The military engagement of NATO in Kosovo "was not a war at all, but an exercise in coercive diplomacy designed to change one man's mind," concludes Michael Ignatieff (The New Yorker, 8/2/99). Whether war or coercive diplomacy, the conflict has raised profound questions about American foreign and military policy, the future of NATO, the legitimacy of "humanitarian" intervention, and the justice of it all.

This issue of the Public Justice Report focuses entirely on these questions. The editors invited Christians with expertise, from Europe, Canada, and the United States, to assess the conflict's implications and consequences. The range of opinion is wide—from cautious approval to severe criticism of NATO's intervention, for example. There are both agreements and disagreements about whether NATO's use of force met with criteria of the historic, Christian, just-war doctrine. And the authors offer different judgments about NATO, American diplomatic aims, and the use of the just-war doctrine.
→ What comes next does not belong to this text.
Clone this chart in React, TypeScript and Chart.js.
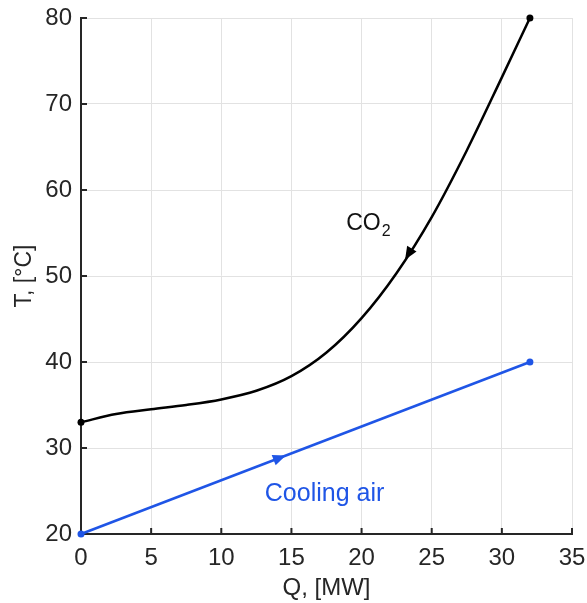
import React, { useEffect, useRef } from "react";
import { Chart, registerables } from "chart.js";

Chart.register(...registerables);

// ---- data ----
const co2Q = [0, 2.5, 5, 7.5, 10, 12.5, 15, 17.5, 20, 22.5, 25, 27.5, 30, 32];
const co2T = [33, 33.95, 34.5, 35.0, 35.65, 36.65, 38.35, 41.1, 45.1, 50.35, 56.85, 64.6, 73.1, 80];
const airQ = [0, 32];
const airT = [20, 40];

const xTicks = [0, 5, 10, 15, 20, 25, 30, 35];
const yTicks = [20, 30, 40, 50, 60, 70, 80];

// arrows: [fromQ, fromT, tipQ, tipT]
const co2Arrow = [23.7, 53.5, 23.1, 51.9];
const airArrow = [13.6, 28.5, 14.6, 29.125];

// labels
const co2LabelPos = [18.9, 55.35];
const airLabelPos = [13.1, 23.8];
const airLabel = "Cooling air";

const BLUE = "#1f55e6";
const FONT = "'Liberation Sans', Arial, Helvetica, sans-serif";
const TEXT = "#262626";

export default function App() {
  const ref = useRef<HTMLCanvasElement | null>(null);
  useEffect(() => {
    if (!ref.current) return;
    const drawArrow = (ctx: CanvasRenderingContext2D, chart: any, a: number[], color: string) => {
      const x = chart.scales.x, y = chart.scales.y;
      const x0 = x.getPixelForValue(a[0]), y0 = y.getPixelForValue(a[1]);
      const x1 = x.getPixelForValue(a[2]), y1 = y.getPixelForValue(a[3]);
      const ang = Math.atan2(y1 - y0, x1 - x0);
      const L = 13, W = 5.5;
      ctx.save();
      ctx.translate(x1, y1);
      ctx.rotate(ang);
      ctx.beginPath();
      ctx.moveTo(0, 0);
      ctx.lineTo(-L, -W);
      ctx.lineTo(-L, W);
      ctx.closePath();
      ctx.fillStyle = color;
      ctx.fill();
      ctx.restore();
    };
    const plugin = {
      id: "custom",
      beforeDatasetsDraw(chart: any) {
        const ctx = chart.ctx;
        const x = chart.scales.x, y = chart.scales.y;
        const area = chart.chartArea;
        ctx.save();
        ctx.strokeStyle = TEXT;
        ctx.lineWidth = 2;
        ctx.beginPath();
        for (const v of xTicks) {
          const px = x.getPixelForValue(v);
          ctx.moveTo(px, area.bottom);
          ctx.lineTo(px, area.bottom - 6);
        }
        for (const v of yTicks) {
          const py = y.getPixelForValue(v);
          ctx.moveTo(area.left, py);
          ctx.lineTo(area.left + 6, py);
        }
        ctx.stroke();
        ctx.restore();
      },
      afterDatasetsDraw(chart: any) {
        const ctx = chart.ctx;
        const x = chart.scales.x, y = chart.scales.y;
        drawArrow(ctx, chart, co2Arrow, "#000");
        drawArrow(ctx, chart, airArrow, BLUE);
        ctx.save();
        ctx.textBaseline = "alphabetic";
        ctx.textAlign = "left";
        // CO2 label
        const cx = x.getPixelForValue(co2LabelPos[0]);
        const cy = y.getPixelForValue(co2LabelPos[1]);
        ctx.fillStyle = "#111";
        ctx.font = `23px ${FONT}`;
        ctx.fillText("CO", cx, cy);
        const w = ctx.measureText("CO").width;
        ctx.font = `16px ${FONT}`;
        ctx.fillText("2", cx + w + 1, cy + 6);
        // air label
        ctx.fillStyle = BLUE;
        ctx.font = `25px ${FONT}`;
        ctx.fillText(airLabel, x.getPixelForValue(airLabelPos[0]), y.getPixelForValue(airLabelPos[1]));
        ctx.restore();
      },
    };

    const pr = (n: number) => (c: any) => (c.dataIndex === 0 || c.dataIndex === n - 1 ? 3.5 : 0);
    const zeroPad = (s: any) => { s.paddingLeft = 0; s.paddingRight = 0; s.paddingTop = 0; s.paddingBottom = 0; };

    const chart = new Chart(ref.current, {
      type: "line",
      data: {
        datasets: [
          {
            data: co2Q.map((q, i) => ({ x: q, y: co2T[i] })),
            borderColor: "#000",
            backgroundColor: "#000",
            borderWidth: 2.5,
            cubicInterpolationMode: "monotone",
            pointRadius: pr(co2Q.length),
            pointBorderWidth: 0,
            clip: false,
          },
          {
            data: airQ.map((q, i) => ({ x: q, y: airT[i] })),
            borderColor: BLUE,
            backgroundColor: BLUE,
            borderWidth: 2.5,
            pointRadius: pr(airQ.length),
            pointBorderWidth: 0,
            clip: false,
          },
        ],
      },
      options: {
        animation: false,
        responsive: false,
        maintainAspectRatio: false,
        layout: { padding: { top: 18, right: 15, left: 0, bottom: 0 } },
        plugins: { legend: { display: false }, tooltip: { enabled: false } },
        scales: {
          x: {
            type: "linear",
            min: 0,
            max: 35,
            afterBuildTicks: (s: any) => { s.ticks = xTicks.map((v) => ({ value: v })); },
            afterFit: (s: any) => { s.height = 69; zeroPad(s); },
            grid: { color: "#e2e2e2", lineWidth: 1, drawTicks: false },
            border: { display: true, color: TEXT, width: 2 },
            ticks: { color: TEXT, font: { size: 24, family: FONT }, padding: 10, maxRotation: 0 },
            title: { display: true, text: "Q, [MW]", color: TEXT, font: { size: 24, family: FONT }, padding: { top: 0, bottom: 0 } },
          },
          y: {
            type: "linear",
            min: 20,
            max: 80,
            afterBuildTicks: (s: any) => { s.ticks = yTicks.map((v) => ({ value: v })); },
            afterFit: (s: any) => { s.width = 81; zeroPad(s); },
            grid: { color: "#e2e2e2", lineWidth: 1, drawTicks: false },
            border: { display: true, color: TEXT, width: 2 },
            ticks: { color: TEXT, font: { size: 24, family: FONT }, padding: 9 },
            title: { display: true, text: "T, [°C]", color: TEXT, font: { size: 23, family: FONT }, padding: { top: 11, bottom: 0 } },
          },
        },
      },
      plugins: [plugin],
    } as any);
    return () => chart.destroy();
  }, []);
  return (
    <div style={{ position: "fixed", left: 0, top: 0, width: 587, height: 603, background: "#fff" }}>
      <canvas ref={ref} width={587} height={603} style={{ width: 587, height: 603, display: "block" }} />
    </div>
  );
}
Theo Brinkel, writing from Europe, offers a largely sympathetic assessment of NATO's intervention in Kosovo, while introducing some of the basic considerations of the just-war doctrine. Justin Cooper, in Canada, gives reasons for supporting outside intervention but questions some of the means used. Steven Meyer steps back behind the conflict to assess what he believes are serious weaknesses in American foreign policy today, weaknesses that have led to misguided judgments about the Balkans. Based on personal involvement in the diplomatic developments leading up to and during NATO's intervention, David Steele, using just-war criteria, develops his own nuanced assessment of the conflict. Donald Kruse, a Middle-East expert who also served in the American foreign service in Europe, weighs opinions about the Kosovo conflict expressed by people and leaders in the Middle East. Tracy Kuperus, an Africa specialist, takes up the question of why American intervention seemed so crucial in Kosovo but not in Rwanda. Finally, Daniel Philpott, sheds important historical light on why forceful intervention, which seems to conflict with the principle of respect for state sovereignty, might be justified for humanitarian purposes and might occur more frequently in the decades ahead.

While none of these authors speaks for the Center for Public Justice or for this publication, together they help fulfill one of the Center's purposes, which is to assess political reality carefully and critically from a Christian point of view. Questions of war and peace now appear in a different light in our rapidly shrinking world, which is no longer structured militarily by the Cold-War conflict. These are the circumstances in which we now find ourselves and Christians have an obligation to try to understand them in order to be able to pursue justice, both domestically and internationally.